Better Intel: Making Sense of the U.S. Intelligence Community's Creativity Dilemma
Most writing on how to improve the intelligence process makes a fundamental flaw in its reasoning: intelligence cannot be more successful than policy. No matter how insightful, no matter how accurate, no matter how creative, the U.S. Intelligence Community’s performance is bounded and defined by the success of the policy-making apparatus. The more energy the Intelligence Community puts into policy support, the more policy making defines the limits of intelligence. Any effort to improve analytic performance requires looking beyond intelligence analysts themselves and the logic they employ.
Josh Kerbel has written often and eloquently about raising the standard of intelligence analysis across the community, and his recent piece on analytic creativity in these pages is no different. Kerbel admonishes the Intelligence Community for not embracing a fundamentally different model of understanding how the world works.

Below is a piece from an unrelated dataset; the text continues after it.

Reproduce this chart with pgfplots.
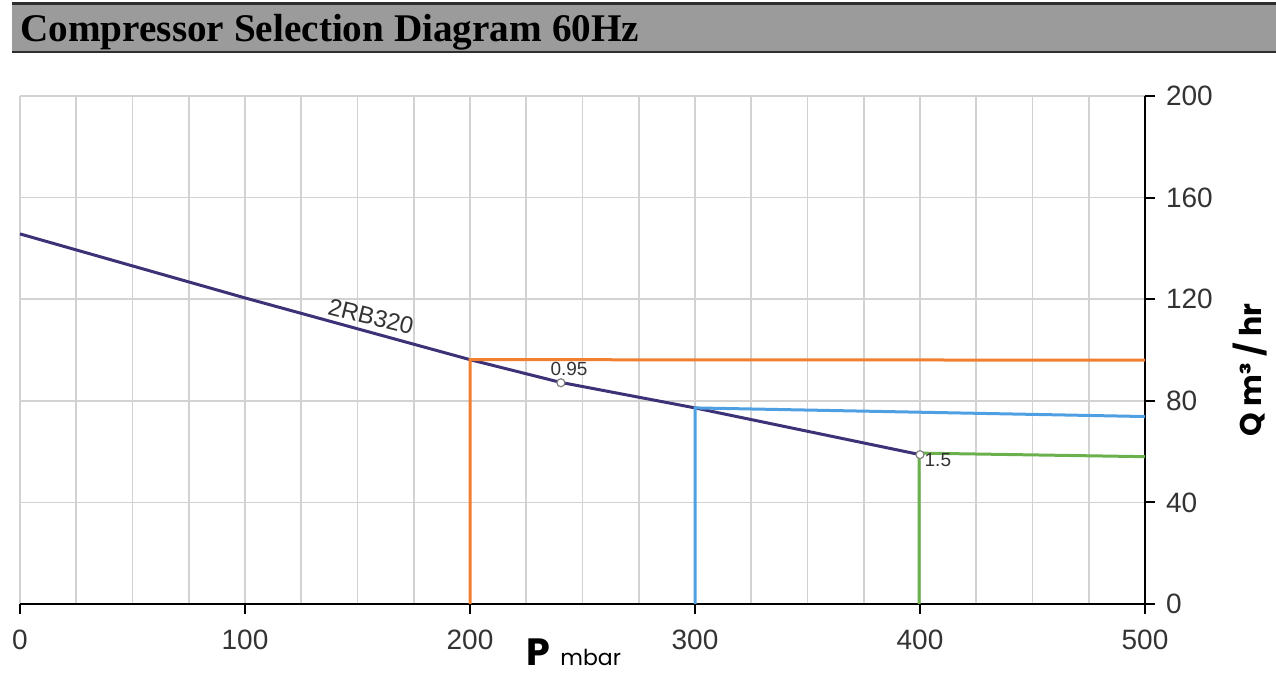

The world has changed in substantial ways; however, a great many issues that directly concern the Intelligence Community have changed less than commerce, society and technology, as well as the speed of information. The veiled shroud of secrecy and disinformation surrounding Chinese-leadership politics is one. The status of Iran’s nuclear program is another. Traditional analysis of foreign policy and foreign military affairs remain important subjects of U.S. intelligence work. However much the world has changed, these traditional targets and others like them are not the subjects of some fundamentally different world, governed by any greater complexity than the world of yesteryear.
As much as observers might want to say that nongovernmental actors have eclipsed the nation-state in importance, the reality is that most U.S. government work revolves around interactions with other states. Terrorist groups, epidemics and climate change are only a small part of day-to-day policy work.
The Intelligence Community is constrained by both the institutions and people of policy creation and implementation. The White House staff, Defense Department, the State Department, the U.S. military services and combatant commands, as well as other policy departments all have their own routines and regular processes. The departmental focus of the agencies ensures their product gets tailored with inside knowledge of the department, feeds its processes and usually responds to its tasking. While this can create some analytic duplication, the focus and timing of intelligence analysis is more likely to reflect the narrower needs of departmental policy makers than the broadest interests of the government. Decision makers do not need the broadest interests of the government, but rather the specific information that fills in the missing pieces they require.
The U.S. Intelligence Community does not function as a community, all pulling in a common direction. Most of the sixteen intelligence agencies report to specific government departments, and only a few have a broad mandate and regularly support multiple sets of policy makers across the government—most notably the Central Intelligence Agency and the National Security Agency. The “community” element largely comes from the pooling of intelligence information, not necessarily the agencies’ close coordination on operations and analysis.
Departmental control over intelligence shapes how and what work gets done, but it is the human factor that can actually distort intelligence. Since the Iraq WMD failure and the national failures preceding the September 11, 2001 terrorist attacks, intelligence analysts have been force-fed practically oriented cognitive psychology to help redress the potential pitfalls of analysis. One of the most important dangers is that analysts develop mindsets or concepts through which they filter incoming information. The danger is that new information receives automatic credibility or dismissal as it comes in piecemeal.
The natural tendency in the busy, uncertain environment in which U.S. policy makers work is to seek information that confirms their original perspectives and/or their desired course of action. Even exempting the potential politically motivated blinders, these cognitive biases cannot be prevented by awareness. Correcting for biases requires structured ways of dealing with data and coming to decisions that slow down or remove the human brain’s ability to make connections and remember things that are not real. Protecting against these problems—or, in positive terms, encouraging rational policy making—underpins formalized policy procedures.
The stress and high tempo of policy making, as well as the fear of leaks also ensure that policy makers place a high premium on trust. This is one of the reasons why political campaigns work as bonding experiences for incoming administrations. Intelligence analysts usually lack these connections, and policy makers do not have a clear way to evaluate the claims made in anonymous papers. As CIA’s Harold Ford wrote of policy makers during the Vietnam War, most are “simply too busy much of the time to absorb the judgments of relatively junior, unknown intelligence officers.”